## [What to do]
Below is a listing to transcribe in full and exactly; keep the pictures out.

## [Data block]
>>>>

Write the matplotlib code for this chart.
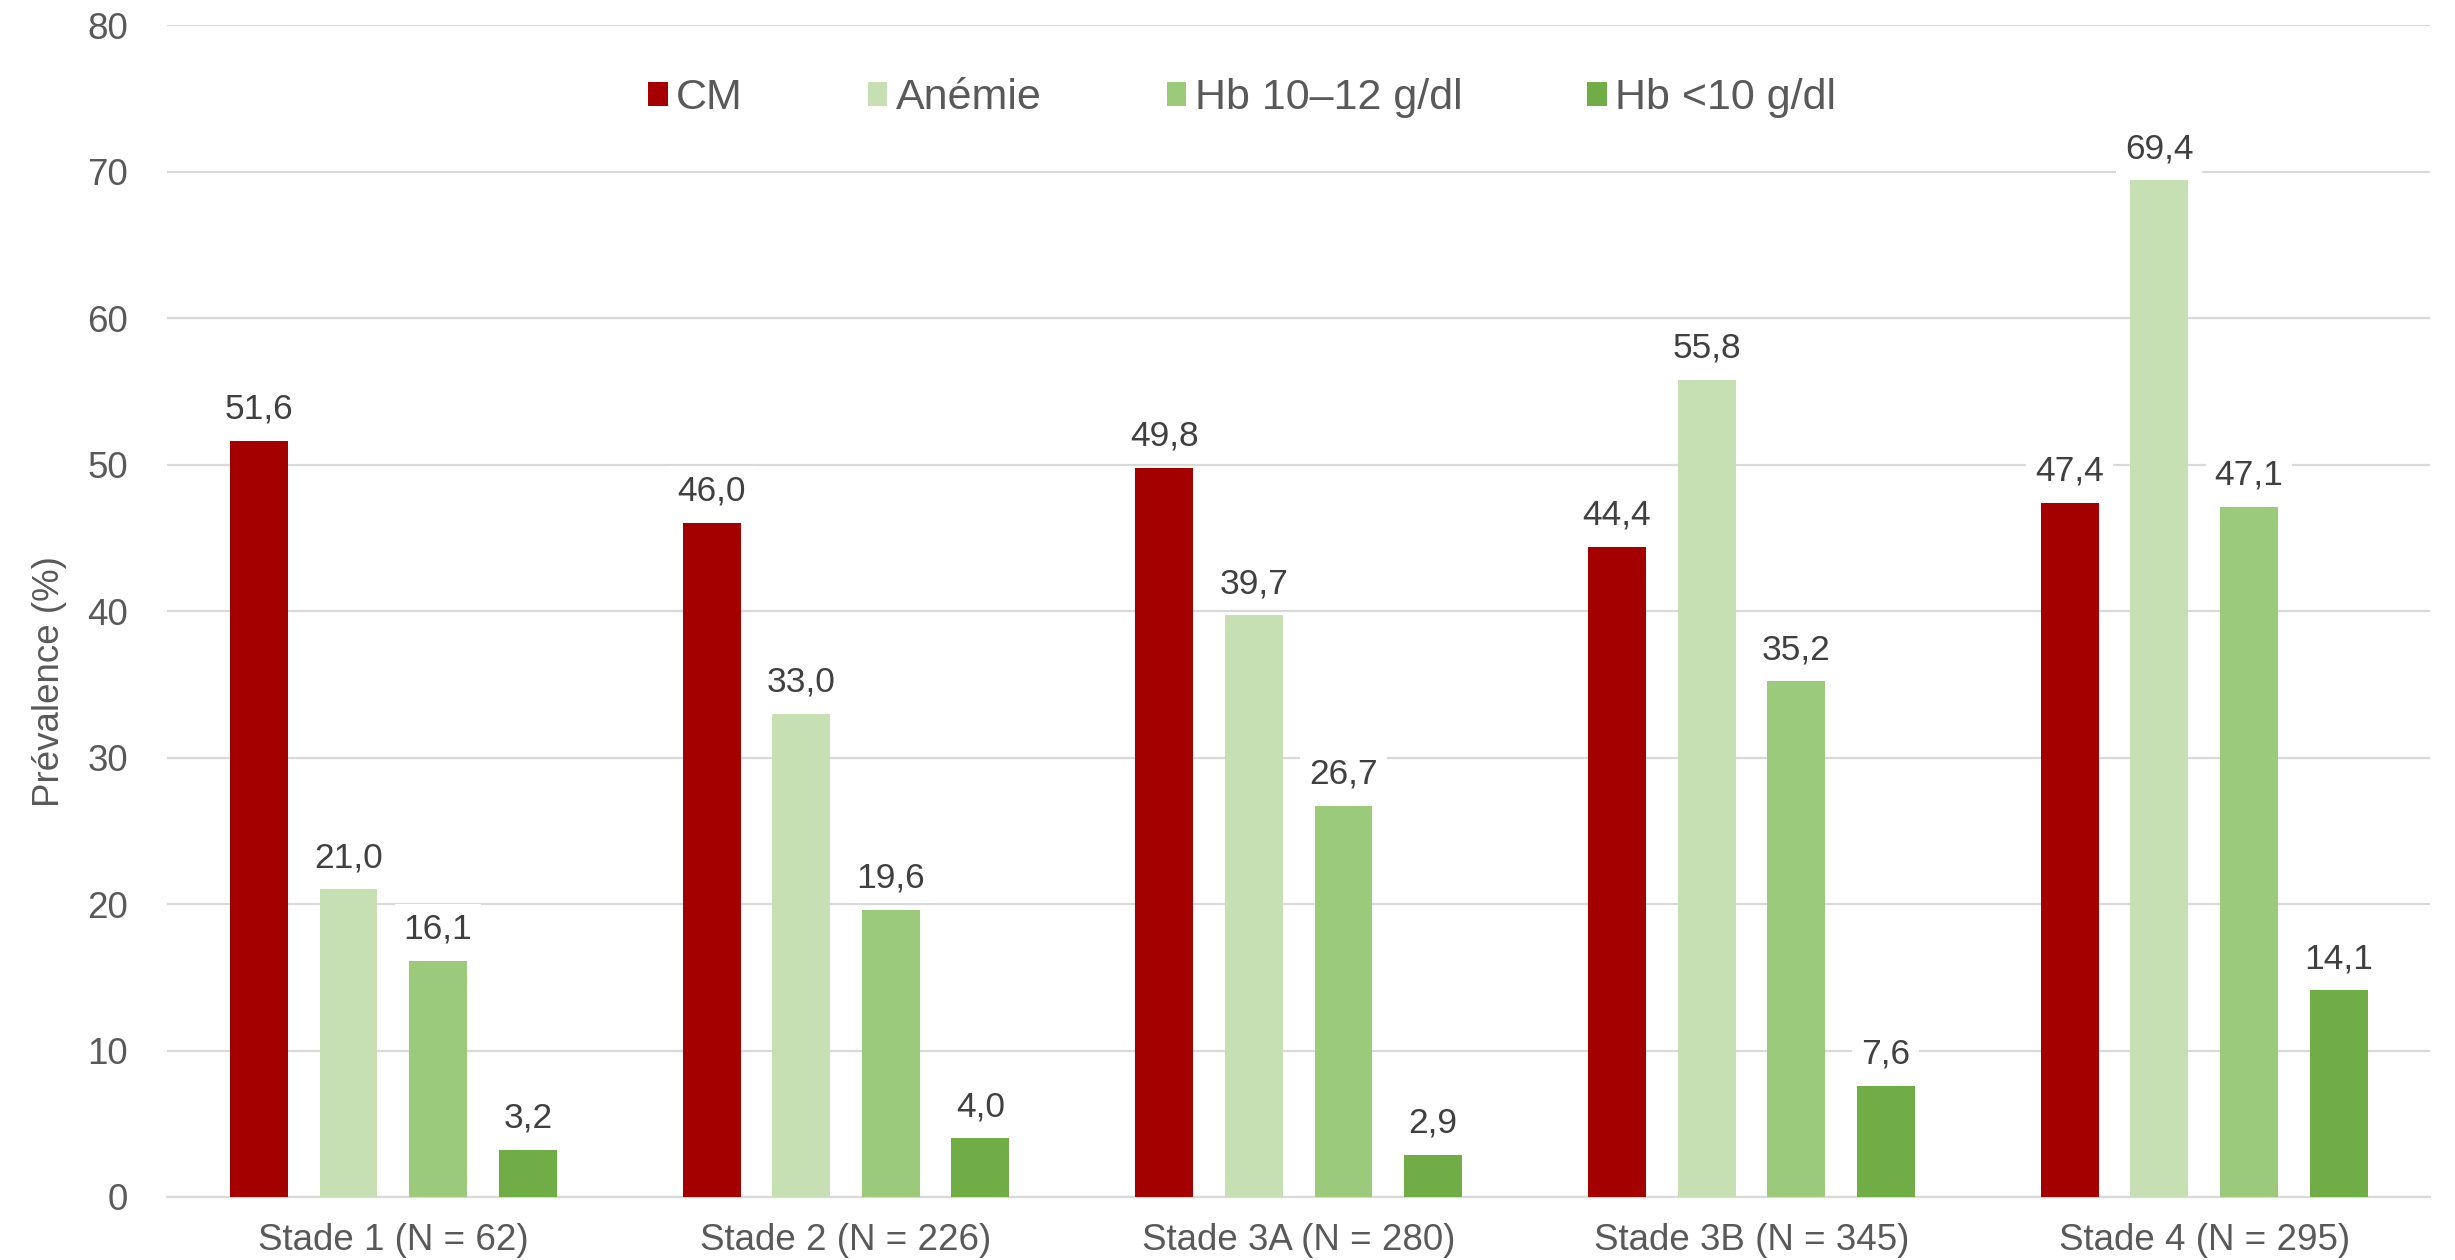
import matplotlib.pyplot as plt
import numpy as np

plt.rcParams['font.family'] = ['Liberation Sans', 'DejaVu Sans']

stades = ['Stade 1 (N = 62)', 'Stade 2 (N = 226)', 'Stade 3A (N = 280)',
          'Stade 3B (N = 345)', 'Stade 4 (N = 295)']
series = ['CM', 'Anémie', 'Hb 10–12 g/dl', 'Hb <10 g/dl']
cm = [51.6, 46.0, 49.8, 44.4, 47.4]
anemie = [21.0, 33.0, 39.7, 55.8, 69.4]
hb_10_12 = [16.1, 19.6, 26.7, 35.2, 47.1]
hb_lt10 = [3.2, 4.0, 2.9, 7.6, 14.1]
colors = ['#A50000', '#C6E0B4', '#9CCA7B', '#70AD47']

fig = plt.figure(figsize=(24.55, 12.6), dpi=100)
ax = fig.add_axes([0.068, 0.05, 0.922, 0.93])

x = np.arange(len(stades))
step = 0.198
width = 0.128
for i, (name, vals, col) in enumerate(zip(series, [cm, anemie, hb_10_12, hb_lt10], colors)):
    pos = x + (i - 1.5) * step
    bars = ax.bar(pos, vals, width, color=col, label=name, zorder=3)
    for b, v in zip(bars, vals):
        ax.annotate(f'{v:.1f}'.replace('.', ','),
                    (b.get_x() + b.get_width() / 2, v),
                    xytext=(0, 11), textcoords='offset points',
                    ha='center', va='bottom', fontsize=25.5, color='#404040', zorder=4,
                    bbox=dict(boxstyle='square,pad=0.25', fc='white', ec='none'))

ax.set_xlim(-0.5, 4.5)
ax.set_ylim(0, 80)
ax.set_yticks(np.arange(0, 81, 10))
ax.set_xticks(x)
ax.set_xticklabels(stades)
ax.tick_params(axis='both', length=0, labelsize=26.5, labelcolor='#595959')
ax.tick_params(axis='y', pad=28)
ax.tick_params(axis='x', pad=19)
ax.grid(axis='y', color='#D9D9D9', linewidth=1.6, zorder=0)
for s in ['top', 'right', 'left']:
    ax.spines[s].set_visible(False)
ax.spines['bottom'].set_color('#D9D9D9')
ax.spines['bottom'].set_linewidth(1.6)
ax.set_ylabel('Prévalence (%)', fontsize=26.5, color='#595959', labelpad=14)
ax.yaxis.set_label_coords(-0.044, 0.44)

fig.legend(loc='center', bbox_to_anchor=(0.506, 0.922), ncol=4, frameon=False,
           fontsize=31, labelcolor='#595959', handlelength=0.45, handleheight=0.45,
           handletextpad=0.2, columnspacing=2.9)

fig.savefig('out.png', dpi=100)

<<<<

## [Right answer]
Write the matplotlib code for this chart.
import matplotlib.pyplot as plt
import numpy as np

plt.rcParams['font.family'] = ['Liberation Sans', 'DejaVu Sans']

stades = ['Stade 1 (N = 62)', 'Stade 2 (N = 226)', 'Stade 3A (N = 280)',
          'Stade 3B (N = 345)', 'Stade 4 (N = 295)']
series = ['CM', 'Anémie', 'Hb 10–12 g/dl', 'Hb <10 g/dl']
cm = [51.6, 46.0, 49.8, 44.4, 47.4]
anemie = [21.0, 33.0, 39.7, 55.8, 69.4]
hb_10_12 = [16.1, 19.6, 26.7, 35.2, 47.1]
hb_lt10 = [3.2, 4.0, 2.9, 7.6, 14.1]
colors = ['#A50000', '#C6E0B4', '#9CCA7B', '#70AD47']

fig = plt.figure(figsize=(24.55, 12.6), dpi=100)
ax = fig.add_axes([0.068, 0.05, 0.922, 0.93])

x = np.arange(len(stades))
step = 0.198
width = 0.128
for i, (name, vals, col) in enumerate(zip(series, [cm, anemie, hb_10_12, hb_lt10], colors)):
    pos = x + (i - 1.5) * step
    bars = ax.bar(pos, vals, width, color=col, label=name, zorder=3)
    for b, v in zip(bars, vals):
        ax.annotate(f'{v:.1f}'.replace('.', ','),
                    (b.get_x() + b.get_width() / 2, v),
                    xytext=(0, 11), textcoords='offset points',
                    ha='center', va='bottom', fontsize=25.5, color='#404040', zorder=4,
                    bbox=dict(boxstyle='square,pad=0.25', fc='white', ec='none'))

ax.set_xlim(-0.5, 4.5)
ax.set_ylim(0, 80)
ax.set_yticks(np.arange(0, 81, 10))
ax.set_xticks(x)
ax.set_xticklabels(stades)
ax.tick_params(axis='both', length=0, labelsize=26.5, labelcolor='#595959')
ax.tick_params(axis='y', pad=28)
ax.tick_params(axis='x', pad=19)
ax.grid(axis='y', color='#D9D9D9', linewidth=1.6, zorder=0)
for s in ['top', 'right', 'left']:
    ax.spines[s].set_visible(False)
ax.spines['bottom'].set_color('#D9D9D9')
ax.spines['bottom'].set_linewidth(1.6)
ax.set_ylabel('Prévalence (%)', fontsize=26.5, color='#595959', labelpad=14)
ax.yaxis.set_label_coords(-0.044, 0.44)

fig.legend(loc='center', bbox_to_anchor=(0.506, 0.922), ncol=4, frameon=False,
           fontsize=31, labelcolor='#595959', handlelength=0.45, handleheight=0.45,
           handletextpad=0.2, columnspacing=2.9)

fig.savefig('out.png', dpi=100)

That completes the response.